Les politiques réformistes du FIT-U ne répondent pas à l'urgence des tâches révolutionnaires auxquelles est confrontée la classe ouvrière internationale, qui doit faire face à la menace d'une guerre mondiale et d'une dictature fasciste, ainsi qu'à des attaques incessantes contre les droits démocratiques et sociaux fondamentaux dans tous les pays. Leur politique repose sur la promotion d'illusions quant à la capacité de faire pression sur les partis péronistes et les bureaucraties syndicales pour qu'ils combattent Milei et obtiennent des concessions pour la classe ouvrière.

Le FIT-U ne qualifie même pas Milei de « fasciste » et ne reconnaît pas que le fascisme est en hausse, se limitant à des qualificatifs plus génériques tels qu’« autoritaire » et « d'extrême droite ». Cette question est abordée dans un article d'opinion publié dans La Izquierda Diario du PTS le 18 février :

Le terme « fascisme » est passé d'un concept politique bien défini à une étiquette utilisée pour tout et n'importe quoi, et son utilisation s'est particulièrement répandue depuis qu'Elon Musk a fait le salut nazi. Dans ce contexte, des personnalités telles que Donald Trump, Elon Musk, Giorgia Meloni, Nayib Bukele et Javier Milei ont été qualifiées de fascistes. Mais ces personnalités représentent-elles vraiment le fascisme ? Peut-on affirmer avec certitude qu'elles incarnent ce phénomène historique ? La réponse est non.

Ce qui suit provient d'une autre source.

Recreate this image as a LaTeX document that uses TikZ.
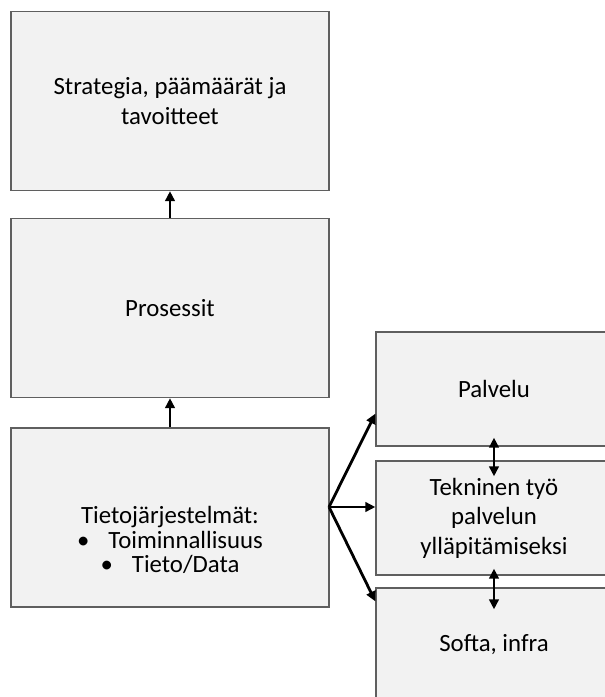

Il est incroyable que cette position n'ait pas été révisée depuis février, après tout ce qui s'est passé depuis ! D'une part, Giorgia Meloni est la dirigeante du parti Frères d'Italie (FdI), le successeur politique du Parti fasciste de Mussolini, sans parler de l'adhésion de Milei à l'héritage de la dictature fasciste et militaire du général Jorge Videla ou de ses liens avec Benjamin Netanyahou, Trump, Musk, Bolsonaro et un vaste réseau de personnalités fascistes.

Selon le même article, le fascisme est une étiquette inexacte car les gens peuvent toujours manifester dans la rue et les antifascistes peuvent lutter contre les néofascistes en ligne sans restriction. En d'autres termes, le fascisme n'est du fascisme que lorsqu'il est trop tard pour le combattre.

Le FIT-U désarme la classe ouvrière en ne proposant pas de perspective et de programme socialistes internationaux cohérents, qui exigeraient de reconnaître les questions non résolues du XXe siècle et d'établir des parallèles historiques entre le programme contre-révolutionnaire des dictatures militaires en Amérique latine et le programme actuel de Milei. Ces tâches cruciales doivent être accomplies par la construction d'une nouvelle direction révolutionnaire dans la classe ouvrière, une section du Comité international de la Quatrième Internationale.